Return each line of the data below verbatim; pictures are to be left out.
# # # #
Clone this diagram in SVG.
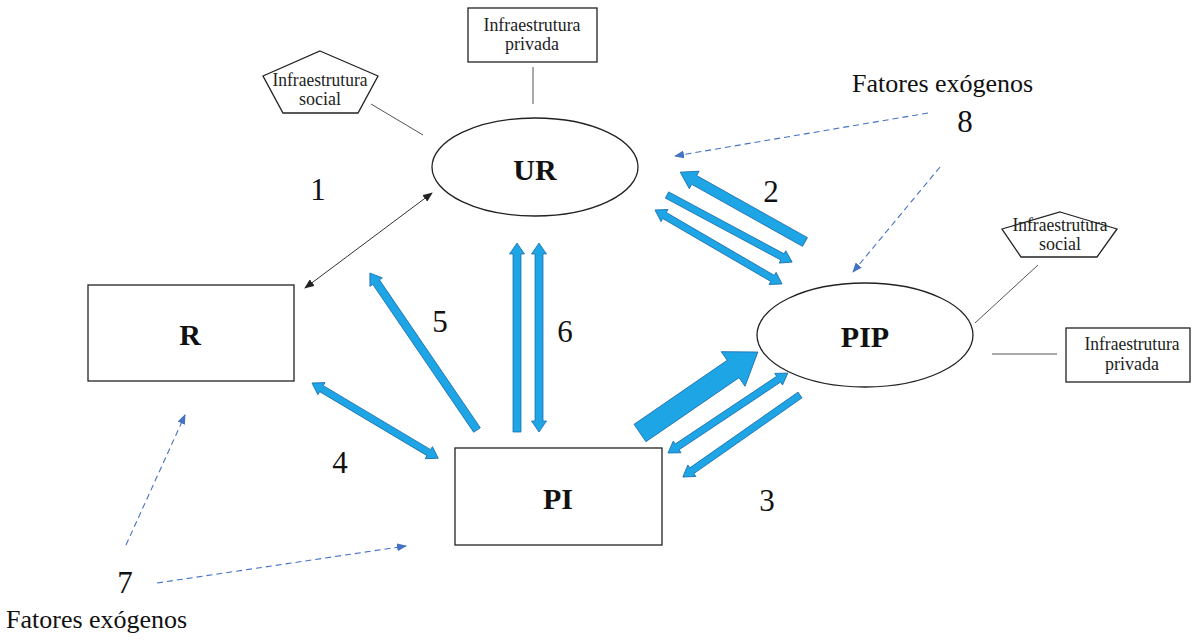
<svg xmlns="http://www.w3.org/2000/svg" width="1192" height="641" viewBox="0 0 1192 641" font-family="'Liberation Serif', 'Times New Roman', 'DejaVu Serif', serif">
<defs>
<style>
text{font-family:'Liberation Serif','Times New Roman','DejaVu Serif',serif}
.node{fill:#fff;stroke:#222;stroke-width:1.3}
.sm{font-size:18px;fill:#222;text-anchor:middle}
.big{font-size:30px;font-weight:bold;fill:#111;text-anchor:middle}
.num{font-size:31px;fill:#111;text-anchor:middle}
.lbl{font-size:26px;fill:#111}
.ln{stroke:#555;stroke-width:1}
.blue{fill:#1ea5e6;stroke:#1c6fae;stroke-width:0.8}
.dash{stroke:#4472c4;stroke-width:1.1;stroke-dasharray:6,4;fill:none;marker-end:url(#dh)}
</style>
<marker id="dh" markerWidth="10" markerHeight="8" refX="9" refY="4" orient="auto" markerUnits="userSpaceOnUse"><path d="M0,0 L10,4 L0,8 Z" fill="#4472c4"/></marker>
<marker id="bh" markerWidth="10" markerHeight="8" refX="9" refY="4" orient="auto-start-reverse" markerUnits="userSpaceOnUse"><path d="M0,0 L10,4 L0,8 Z" fill="#222"/></marker>
</defs>

<g id="node-UR"><ellipse class="node" cx="535" cy="167" rx="103" ry="49"/><text class="big" x="535" y="180">UR</text></g>
<g id="node-R"><rect class="node" x="88" y="285" width="206" height="96"/><text class="big" x="190" y="345">R</text></g>
<g id="node-PI"><rect class="node" x="455" y="448" width="207" height="97"/><text class="big" x="558" y="509">PI</text></g>
<g id="node-PIP"><ellipse class="node" cx="865" cy="335" rx="108" ry="52"/><text class="big" x="865" y="347">PIP</text></g>

<g id="node-infra-priv-top"><rect class="node" x="468" y="8" width="129" height="54"/><text class="sm" x="532" y="31" textLength="97" lengthAdjust="spacingAndGlyphs">Infraestrutura</text><text class="sm" x="532" y="50">privada</text></g>
<g id="node-infra-soc-top"><polygon class="node" points="320,51 378,76 358,113 283,113 263,76"/><text class="sm" x="320" y="86" textLength="95" lengthAdjust="spacingAndGlyphs">Infraestrutura</text><text class="sm" x="320" y="105">social</text></g>
<g id="node-infra-soc-right"><polygon class="node" points="1060,212 1117,229 1097,257 1021,257 1002,229"/><text class="sm" x="1060" y="231" textLength="95" lengthAdjust="spacingAndGlyphs">Infraestrutura</text><text class="sm" x="1060" y="250">social</text></g>
<g id="node-infra-priv-right"><rect class="node" x="1066" y="328" width="124" height="54"/><text class="sm" x="1132" y="350" textLength="95" lengthAdjust="spacingAndGlyphs">Infraestrutura</text><text class="sm" x="1132" y="370">privada</text></g>

<g id="labels">
<text class="lbl" x="852" y="92">Fatores exógenos</text>
<text class="lbl" x="6" y="628">Fatores exógenos</text>
<text class="num" x="318" y="200">1</text>
<text class="num" x="771" y="202">2</text>
<text class="num" x="767" y="511">3</text>
<text class="num" x="340" y="473">4</text>
<text class="num" x="440" y="332">5</text>
<text class="num" x="565" y="342">6</text>
<text class="num" x="125" y="593">7</text>
<text class="num" x="965" y="132">8</text>
</g>

<g id="connectors">
<line class="ln" x1="533" y1="67" x2="533" y2="104"/>
<line class="ln" x1="371" y1="104" x2="423" y2="135"/>
<line class="ln" x1="1038" y1="265" x2="975" y2="323"/>
<line class="ln" x1="992" y1="354" x2="1057" y2="354"/>
<line x1="305" y1="288" x2="432" y2="193" stroke="#333" stroke-width="1" marker-start="url(#bh)" marker-end="url(#bh)"/>

<path class="dash" d="M928,113 L675,156"/>
<path class="dash" d="M940,167 L853,272"/>
<path class="dash" d="M126,545 L185,415"/>
<path class="dash" d="M157,583 L406,546"/>

<polygon class="blue" transform="translate(805,242) rotate(209.25)" points="0,-5 127,-5 127,-10 143,0 127,10 127,5 0,5"/>
<polygon class="blue" transform="translate(667,195) rotate(28.2)" points="0,-3.5 131,-3.5 131,-7 142,0 131,7 131,3.5 0,3.5"/>
<polygon class="blue" transform="translate(655,210) rotate(30.2)" points="0,0 11,-7 11,-3.5 136,-3.5 136,-7 147,0 136,7 136,3.5 11,3.5 11,7"/>
<polygon class="blue" transform="translate(640,433) rotate(-34.5)" points="0,-10.5 113,-10.5 113,-21 143,0 113,21 113,10.5 0,10.5"/>
<polygon class="blue" transform="translate(668,453) rotate(-33.7)" points="0,0 11,-7 11,-3.5 133,-3.5 133,-7 144,0 133,7 133,3.5 11,3.5 11,7"/>
<polygon class="blue" transform="translate(800,395) rotate(145)" points="0,-3.5 132,-3.5 132,-7 143,0 132,7 132,3.5 0,3.5"/>
<polygon class="blue" transform="translate(312,383) rotate(30.8)" points="0,0 11,-7 11,-3.5 136,-3.5 136,-7 147,0 136,7 136,3.5 11,3.5 11,7"/>
<polygon class="blue" transform="translate(477,430) rotate(-124.3)" points="0,-4 179,-4 179,-7.5 190,0 179,7.5 179,4 0,4"/>
<polygon class="blue" transform="translate(517,432) rotate(-90)" points="0,-4 178,-4 178,-7.5 189,0 178,7.5 178,4 0,4"/>
<polygon class="blue" transform="translate(539,243) rotate(90)" points="0,0 11,-7.5 11,-4 178,-4 178,-7.5 189,0 178,7.5 178,4 11,4 11,7.5"/>
</g>
</svg>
# # # #
• [The result]:
Clone this diagram in SVG.
<svg xmlns="http://www.w3.org/2000/svg" width="1192" height="641" viewBox="0 0 1192 641" font-family="'Liberation Serif', 'Times New Roman', 'DejaVu Serif', serif">
<defs>
<style>
text{font-family:'Liberation Serif','Times New Roman','DejaVu Serif',serif}
.node{fill:#fff;stroke:#222;stroke-width:1.3}
.sm{font-size:18px;fill:#222;text-anchor:middle}
.big{font-size:30px;font-weight:bold;fill:#111;text-anchor:middle}
.num{font-size:31px;fill:#111;text-anchor:middle}
.lbl{font-size:26px;fill:#111}
.ln{stroke:#555;stroke-width:1}
.blue{fill:#1ea5e6;stroke:#1c6fae;stroke-width:0.8}
.dash{stroke:#4472c4;stroke-width:1.1;stroke-dasharray:6,4;fill:none;marker-end:url(#dh)}
</style>
<marker id="dh" markerWidth="10" markerHeight="8" refX="9" refY="4" orient="auto" markerUnits="userSpaceOnUse"><path d="M0,0 L10,4 L0,8 Z" fill="#4472c4"/></marker>
<marker id="bh" markerWidth="10" markerHeight="8" refX="9" refY="4" orient="auto-start-reverse" markerUnits="userSpaceOnUse"><path d="M0,0 L10,4 L0,8 Z" fill="#222"/></marker>
</defs>

<g id="node-UR"><ellipse class="node" cx="535" cy="167" rx="103" ry="49"/><text class="big" x="535" y="180">UR</text></g>
<g id="node-R"><rect class="node" x="88" y="285" width="206" height="96"/><text class="big" x="190" y="345">R</text></g>
<g id="node-PI"><rect class="node" x="455" y="448" width="207" height="97"/><text class="big" x="558" y="509">PI</text></g>
<g id="node-PIP"><ellipse class="node" cx="865" cy="335" rx="108" ry="52"/><text class="big" x="865" y="347">PIP</text></g>

<g id="node-infra-priv-top"><rect class="node" x="468" y="8" width="129" height="54"/><text class="sm" x="532" y="31" textLength="97" lengthAdjust="spacingAndGlyphs">Infraestrutura</text><text class="sm" x="532" y="50">privada</text></g>
<g id="node-infra-soc-top"><polygon class="node" points="320,51 378,76 358,113 283,113 263,76"/><text class="sm" x="320" y="86" textLength="95" lengthAdjust="spacingAndGlyphs">Infraestrutura</text><text class="sm" x="320" y="105">social</text></g>
<g id="node-infra-soc-right"><polygon class="node" points="1060,212 1117,229 1097,257 1021,257 1002,229"/><text class="sm" x="1060" y="231" textLength="95" lengthAdjust="spacingAndGlyphs">Infraestrutura</text><text class="sm" x="1060" y="250">social</text></g>
<g id="node-infra-priv-right"><rect class="node" x="1066" y="328" width="124" height="54"/><text class="sm" x="1132" y="350" textLength="95" lengthAdjust="spacingAndGlyphs">Infraestrutura</text><text class="sm" x="1132" y="370">privada</text></g>

<g id="labels">
<text class="lbl" x="852" y="92">Fatores exógenos</text>
<text class="lbl" x="6" y="628">Fatores exógenos</text>
<text class="num" x="318" y="200">1</text>
<text class="num" x="771" y="202">2</text>
<text class="num" x="767" y="511">3</text>
<text class="num" x="340" y="473">4</text>
<text class="num" x="440" y="332">5</text>
<text class="num" x="565" y="342">6</text>
<text class="num" x="125" y="593">7</text>
<text class="num" x="965" y="132">8</text>
</g>

<g id="connectors">
<line class="ln" x1="533" y1="67" x2="533" y2="104"/>
<line class="ln" x1="371" y1="104" x2="423" y2="135"/>
<line class="ln" x1="1038" y1="265" x2="975" y2="323"/>
<line class="ln" x1="992" y1="354" x2="1057" y2="354"/>
<line x1="305" y1="288" x2="432" y2="193" stroke="#333" stroke-width="1" marker-start="url(#bh)" marker-end="url(#bh)"/>

<path class="dash" d="M928,113 L675,156"/>
<path class="dash" d="M940,167 L853,272"/>
<path class="dash" d="M126,545 L185,415"/>
<path class="dash" d="M157,583 L406,546"/>

<polygon class="blue" transform="translate(805,242) rotate(209.25)" points="0,-5 127,-5 127,-10 143,0 127,10 127,5 0,5"/>
<polygon class="blue" transform="translate(667,195) rotate(28.2)" points="0,-3.5 131,-3.5 131,-7 142,0 131,7 131,3.5 0,3.5"/>
<polygon class="blue" transform="translate(655,210) rotate(30.2)" points="0,0 11,-7 11,-3.5 136,-3.5 136,-7 147,0 136,7 136,3.5 11,3.5 11,7"/>
<polygon class="blue" transform="translate(640,433) rotate(-34.5)" points="0,-10.5 113,-10.5 113,-21 143,0 113,21 113,10.5 0,10.5"/>
<polygon class="blue" transform="translate(668,453) rotate(-33.7)" points="0,0 11,-7 11,-3.5 133,-3.5 133,-7 144,0 133,7 133,3.5 11,3.5 11,7"/>
<polygon class="blue" transform="translate(800,395) rotate(145)" points="0,-3.5 132,-3.5 132,-7 143,0 132,7 132,3.5 0,3.5"/>
<polygon class="blue" transform="translate(312,383) rotate(30.8)" points="0,0 11,-7 11,-3.5 136,-3.5 136,-7 147,0 136,7 136,3.5 11,3.5 11,7"/>
<polygon class="blue" transform="translate(477,430) rotate(-124.3)" points="0,-4 179,-4 179,-7.5 190,0 179,7.5 179,4 0,4"/>
<polygon class="blue" transform="translate(517,432) rotate(-90)" points="0,-4 178,-4 178,-7.5 189,0 178,7.5 178,4 0,4"/>
<polygon class="blue" transform="translate(539,243) rotate(90)" points="0,0 11,-7.5 11,-4 178,-4 178,-7.5 189,0 178,7.5 178,4 11,4 11,7.5"/>
</g>
</svg>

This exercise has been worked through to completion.